The subjects of the interviews were on the cutting edge of American life, often changing the way people thought. They included ABSCAM-scarred New Jersey Senator Harrison Williams, who he interviewed at the Federal Prison at Allenwood, Pa.; the Imperial Wizard of the Ku Klux Klan, a controversial juror in The Central Park Jogger rape case, and Frank Lucas, the notorious drug lord featured in the film, American Gangster.

 

Wolper hosted and produced audio biographies on life changers, like Dr. Michael Crane, who treated victims of the World Trade Center bombing; Annette Gordon-Reed, the Harvard Law Professor whose Pulitzer Prize winning book revealed Thomas Jefferson had seven children with Sally Hemmings, one of his slaves; and Frank Casey, the investigator who uncovered the Bernard Madoff scandal.
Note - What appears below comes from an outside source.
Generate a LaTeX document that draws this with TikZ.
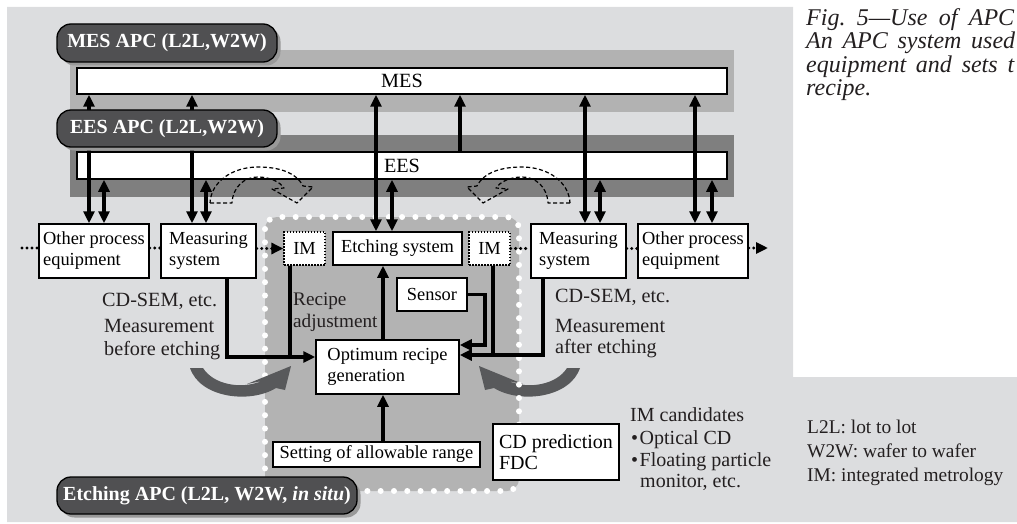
\documentclass[tikz,border=0pt]{standalone}
\usepackage{fontspec}
\setmainfont{Liberation Serif}
\usetikzlibrary{arrows.meta,shadows}
\definecolor{bgc}{HTML}{DCDDDF}
\definecolor{mesband}{HTML}{B2B2B2}
\definecolor{eesband}{HTML}{7F7F7F}
\definecolor{etchreg}{HTML}{B3B3B3}
\definecolor{lblc}{HTML}{505052}
\definecolor{garrow}{HTML}{58595B}
\definecolor{txtc}{HTML}{231F20}
\newcommand\boxf{\fontsize{18.4}{21}\selectfont}
\newcommand\cdpf{\fontsize{20}{21}\selectfont}
\newcommand\labf{\fontsize{20.2}{22}\selectfont}
\newcommand\recf{\fontsize{19.2}{21.5}\selectfont}
\newcommand\legf{\fontsize{19.4}{23}\selectfont}
\newcommand\apcf{\fontsize{20}{22}\selectfont\bfseries}
\newcommand\capf{\fontsize{24}{23.4}\selectfont\itshape}
\begin{document}
\begin{tikzpicture}[x=1pt,y=-1pt,
 box/.style={draw=black, line width=1.5pt, fill=white, inner sep=0pt, font=\boxf, align=left, text=black},
 imbox/.style={box, line width=1.3pt, dash pattern=on 1.5pt off 1.5pt},
 apc/.style={draw=black, line width=1.3pt, fill=lblc, text=white, font=\apcf, rounded corners=14pt, inner sep=0pt, drop shadow={shadow xshift=3.5pt, shadow yshift=-3.5pt, fill=black!40, opacity=1}},
 lab/.style={inner sep=0pt, anchor=base west, text=txtc},
 conn/.style={line width=3.3pt, -{Triangle[length=12pt,width=11pt]}},
 dconn/.style={line width=3.3pt, {Triangle[length=12pt,width=11pt]}-{Triangle[length=12pt,width=11pt]}},
 wire/.style={line width=3.3pt},
 flow/.style={line width=3.4pt, dash pattern=on 0pt off 5pt, line cap=round},
 flowarrow/.style={flow, -{Triangle[length=12pt,width=11pt]}},
 hollow/.style={draw=black, line width=1.2pt, dash pattern=on 4pt off 2.5pt, line join=round}
]
\useasboundingbox (0,0) rectangle (1017,524);
% background
\fill[bgc] (7,7) -- (793,7) -- (793,377) -- (1017,377) -- (1017,522) -- (7,522) -- cycle;
% bands
\fill[mesband] (70,50) rectangle (734,112);
\fill[eesband] (70,135) rectangle (734,197);
% etching region
\fill[etchreg, rounded corners=12pt] (265,217) rectangle (519,491);
% right grey curved arrow (under the dots)
\begin{scope}[xshift=770pt, xscale=-1]
\fill[garrow] (190,368) -- (203,368)
  .. controls (213,384) and (240,390) .. (262,381)
  -- (247,384) -- (291,366) -- (285,390) -- (276,388)
  .. controls (250,404) and (200,398) .. (190,368) -- cycle;
\end{scope}
\draw[white, line width=6pt, dash pattern=on 0pt off 13.3pt, line cap=round, rounded corners=12pt] (265,217) rectangle (519,491);
% left grey curved arrow
\fill[garrow] (190,368) -- (203,368)
  .. controls (213,384) and (240,390) .. (262,381)
  -- (247,384) -- (291,366) -- (285,390) -- (276,388)
  .. controls (250,404) and (200,398) .. (190,368) -- cycle;
% MES / EES
\node[box, font=\labf, minimum width=650pt, minimum height=26pt] (mes) at (402,81) {MES};
\node[box, font=\labf, minimum width=650pt, minimum height=27pt] (ees) at (402,165.5) {EES};
% process boxes
\node[box, minimum width=110pt, minimum height=54pt] (oL) at (94,251) {Other process\\equipment};
\node[box, minimum width=95pt, minimum height=54pt] (mL) at (208.5,251) {Measuring\\system};
\node[imbox, minimum width=41pt, minimum height=33pt] (imL) at (304.5,248.5) {IM};
\node[box, minimum width=129pt, minimum height=33pt] (etch) at (397.5,248.5) {Etching system};
\node[imbox, minimum width=41pt, minimum height=33pt] (imR) at (489.5,248.5) {IM};
\node[box, minimum width=95pt, minimum height=54pt] (mR) at (578.5,251) {Measuring\\system};
\node[box, minimum width=110pt, minimum height=54pt] (oR) at (693,251) {Other process\\equipment};
\node[box, minimum width=70pt, minimum height=33pt] (sensor) at (432,294.5) {Sensor};
\node[box, minimum width=143pt, minimum height=54pt] (opt) at (387.5,367) {Optimum recipe\\generation};
\node[box, minimum width=207pt, minimum height=25pt] (set) at (376.5,454.5) {Setting of allowable range};
\node[box, font=\cdpf, minimum width=126pt, minimum height=56pt] (cdp) at (556,452) {CD prediction\\FDC};
% flow (dotted) lines
\coordinate (dotsL) at (22,248);
\coordinate (dotsR) at (768,248);
\draw[flow] (dotsL) -- (oL.west |- dotsL);
\draw[flow] (oL.east |- dotsL) -- (mL.west |- dotsL);
\draw[flowarrow] (mL.east |- imL.west) -- (imL.west);
\draw[flow] (imR.east) -- (mR.west |- imR.east);
\draw[flow] (mR.east |- imR.east) -- (oR.west |- imR.east);
\draw[flowarrow] (oR.east |- dotsR) -- (dotsR);
% vertical connectors to MES / EES
\coordinate (oLm) at ([xshift=-5pt]oL.north);
\coordinate (oLe) at ([xshift=10pt]oL.north);
\coordinate (mLm) at ([xshift=-16.5pt]mL.north);
\coordinate (mLe) at ([xshift=-2.5pt]mL.north);
\coordinate (etm) at ([xshift=-21.5pt]etch.north);
\coordinate (ete) at ([xshift=-5.5pt]etch.north);
\coordinate (mRm) at ([xshift=6.5pt]mR.north);
\coordinate (mRe) at ([xshift=21.5pt]mR.north);
\coordinate (oRm) at ([xshift=2pt]oR.north);
\coordinate (oRe) at ([xshift=19pt]oR.north);
\coordinate (eup) at ([xshift=58pt]ees.north);
\foreach \p in {oLm,mLm,etm,mRm,oRm} \draw[dconn] (mes.south -| \p) -- (\p);
\foreach \p in {oLe,mLe,ete,mRe,oRe} \draw[dconn] (ees.south -| \p) -- (\p);
\draw[conn] (eup) -- (mes.south -| eup);
% connectors around optimum recipe generation
\coordinate (jL) at ([yshift=10pt]opt.west);
\coordinate (jS) at ([yshift=22pt]opt.east);
\coordinate (jR) at ([yshift=12pt]opt.east);
\coordinate (mLb) at ([xshift=18.5pt]mL.south);
\coordinate (imLb) at ([xshift=-14.5pt]imL.south);
\coordinate (imRb) at ([xshift=3.5pt]imR.south);
\coordinate (mRb) at ([xshift=-35.5pt]mR.south);
\coordinate (optt) at ([xshift=-4.5pt]opt.north);
\coordinate (sett) at ([xshift=6.5pt]set.north);
\coordinate (sturn) at (485,345);
\draw[conn] (mLb) |- (jL);
\draw[wire] (imLb) -- (imLb |- jL);
\draw[conn] (optt) -- (optt |- etch.south);
\draw[conn] (sett) -- (sett |- opt.south);
\draw[conn] (sensor.east) -| (sturn) -- (jS);
\draw[wire] (imRb) -- (imRb |- jR);
\draw[conn] (mRb) |- (jR);
% APC labels
\node[apc, minimum width=220pt, minimum height=38pt] (mesapc) at (167,43) {MES APC (L2L,W2W)};
\node[apc, minimum width=220pt, minimum height=37pt] (eesapc) at (167,128.5) {EES APC (L2L,W2W)};
\node[apc, minimum width=300pt, minimum height=37pt] (etchapc) at (207,495.5) {Etching APC (L2L, W2W, \textit{in situ})};
% dashed hollow curved arrows
\draw[hollow] (210,203) -- (232,203) .. controls (233,186) and (245,177) .. (258,177)
  .. controls (270,177) and (280,182) .. (284,188) -- (272,189) -- (297,203) -- (313,187) -- (303,186)
  .. controls (296,172) and (278,167) .. (258,167) .. controls (232,167) and (211,182) .. (210,203) -- cycle;
\begin{scope}[xshift=780pt, xscale=-1]
\draw[hollow] (210,203) -- (232,203) .. controls (233,186) and (245,177) .. (258,177)
  .. controls (270,177) and (280,182) .. (284,188) -- (272,189) -- (297,203) -- (313,187) -- (303,186)
  .. controls (296,172) and (278,167) .. (258,167) .. controls (232,167) and (211,182) .. (210,203) -- cycle;
\end{scope}
% text labels
\node[lab, font=\labf] (cdsemL) at (102,306) {CD-SEM, etc.};
\node[lab, font=\labf] (measL1) at (104,332) {Measurement};
\node[lab, font=\labf] (measL2) at (104,355) {before etching};
\node[lab, font=\recf] (rec1) at (293,305) {Recipe};
\node[lab, font=\recf] (rec2) at (293,327) {adjustment};
\node[lab, font=\labf] (cdsemR) at (555,302) {CD-SEM, etc.};
\node[lab, font=\labf] (measR1) at (555,332) {Measurement};
\node[lab, font=\labf] (measR2) at (555,353) {after etching};
\node[lab, font=\cdpf] (imc1) at (630,421) {IM candidates};
\node[lab, font=\cdpf] (imc2) at (631,444) {\textbullet\hspace{1.5pt}Optical CD};
\node[lab, font=\cdpf] (imc3) at (631,466) {\textbullet\hspace{1.5pt}Floating particle};
\node[lab, font=\cdpf] (imc4) at (640,487) {monitor, etc.};
\node[lab, font=\legf] (leg1) at (807,433.6) {L2L: lot to lot};
\node[lab, font=\legf] (leg2) at (807,457) {W2W: wafer to wafer};
\node[lab, font=\legf] (leg3) at (807,481) {IM: integrated metrology};
% caption
\node[lab, font=\capf] (cap1) at (806,26) {\hbox to 208pt{Fig.\ 5—Use of APC}};
\node[lab, font=\capf] (cap2) at (806,49) {\hbox to 209pt{An APC system used}};
\node[lab, font=\capf] (cap3) at (806,72.6) {\hbox to 208pt{equipment and sets t}};
\node[lab, font=\capf] (cap4) at (806,96) {recipe.};
\end{tikzpicture}
\end{document}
Other audio biographies included political figures at the beginning of their careers, like New York State Attorney General Letitia James and New York City Mayor Bill de Blasio and legacy conversations with Mayors David Dinkins and Edward I. Koch.  

 

The more he studied the coverage of both boldface and ordinary people, the more he was determined to learn about the media process. It led him to start a media column for Editor & Publisher Magazine that lasted for ten years.

 

Wolper has won more than 50 awards in every medium of journalism, including The Alfred I. duPont-Columbia University Award – the Pulitzer Prize of Broadcast News. The documentary Hillside: A Desegregation Story was the first cable produced program in history to win the coveted prize.

 

Other awards include Best Column from The New York Chapter of The Society of Professional Journalists; the Distinguished Service Award from the National Society of Professional Journalists for a documentary on The Bill of Rights, a National Headliner prize for radio commentary on WBGO, three National Cable Television (ACE) awards and a New York Emmy nomination.

 

His work has been honored by The Medill School of Journalism at Northwestern, Penn State and the University of Florida.

 

His radio program/podcast, Conversations with Allan Wolper, a series of more than 100 audio biographies, is available on WBGO Digital, The Public Radio Exchange, iHeart.com and Apple podcasts.